━━━ Supplied material ━━━
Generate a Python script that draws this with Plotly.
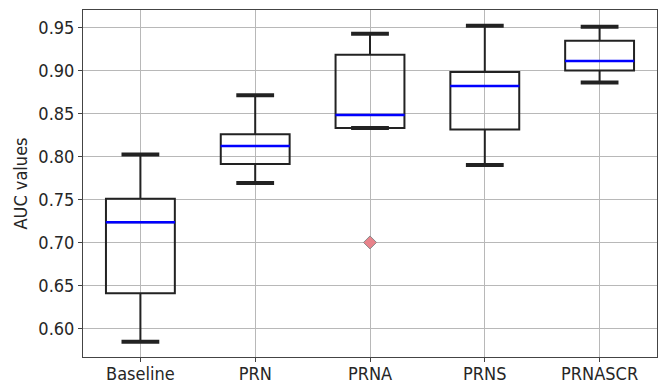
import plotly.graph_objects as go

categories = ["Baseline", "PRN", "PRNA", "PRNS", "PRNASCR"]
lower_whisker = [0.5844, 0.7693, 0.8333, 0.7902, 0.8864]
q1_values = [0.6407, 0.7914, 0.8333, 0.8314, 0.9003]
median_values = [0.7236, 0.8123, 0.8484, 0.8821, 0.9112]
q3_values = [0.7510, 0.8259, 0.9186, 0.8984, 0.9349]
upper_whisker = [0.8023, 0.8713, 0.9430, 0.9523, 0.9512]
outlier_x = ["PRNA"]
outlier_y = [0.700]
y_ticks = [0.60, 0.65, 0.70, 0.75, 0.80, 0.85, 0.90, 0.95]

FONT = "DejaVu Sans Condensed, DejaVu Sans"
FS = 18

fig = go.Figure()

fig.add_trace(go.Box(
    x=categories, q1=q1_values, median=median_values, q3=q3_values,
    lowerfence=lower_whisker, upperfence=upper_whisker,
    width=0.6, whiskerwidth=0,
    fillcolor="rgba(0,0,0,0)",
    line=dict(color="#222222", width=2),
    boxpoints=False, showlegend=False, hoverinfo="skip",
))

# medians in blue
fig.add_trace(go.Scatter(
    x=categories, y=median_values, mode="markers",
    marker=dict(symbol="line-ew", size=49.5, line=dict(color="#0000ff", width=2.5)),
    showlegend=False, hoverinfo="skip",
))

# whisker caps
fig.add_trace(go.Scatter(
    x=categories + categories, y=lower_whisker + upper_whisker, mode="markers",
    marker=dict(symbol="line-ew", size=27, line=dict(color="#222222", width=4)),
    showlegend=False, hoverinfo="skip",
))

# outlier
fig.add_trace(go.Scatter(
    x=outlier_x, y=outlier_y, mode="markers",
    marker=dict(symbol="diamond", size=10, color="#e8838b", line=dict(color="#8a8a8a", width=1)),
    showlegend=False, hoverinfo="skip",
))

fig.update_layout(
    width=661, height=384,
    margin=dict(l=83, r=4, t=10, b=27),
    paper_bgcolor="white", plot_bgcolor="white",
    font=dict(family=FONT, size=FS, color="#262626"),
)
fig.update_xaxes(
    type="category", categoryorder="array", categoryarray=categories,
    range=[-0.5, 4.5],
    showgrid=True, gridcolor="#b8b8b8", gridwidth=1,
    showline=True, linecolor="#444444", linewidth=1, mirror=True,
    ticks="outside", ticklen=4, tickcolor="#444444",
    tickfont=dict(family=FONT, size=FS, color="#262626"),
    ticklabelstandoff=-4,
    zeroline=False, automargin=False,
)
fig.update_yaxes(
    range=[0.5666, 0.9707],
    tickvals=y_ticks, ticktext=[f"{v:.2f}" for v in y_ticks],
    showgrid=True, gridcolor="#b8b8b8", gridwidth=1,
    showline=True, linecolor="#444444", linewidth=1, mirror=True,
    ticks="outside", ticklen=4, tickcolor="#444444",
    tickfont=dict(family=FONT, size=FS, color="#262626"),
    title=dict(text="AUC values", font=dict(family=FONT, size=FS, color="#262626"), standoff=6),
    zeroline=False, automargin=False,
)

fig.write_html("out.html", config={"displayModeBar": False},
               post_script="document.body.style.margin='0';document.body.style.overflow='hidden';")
━━━
*What you need to do*
Quote, exactly and only, the lines from the first line of the data above through the line containing "import plotly.graph_objects as go". The pictures do not belong in it.

*Result of the task*
Generate a Python script that draws this with Plotly.
import plotly.graph_objects as go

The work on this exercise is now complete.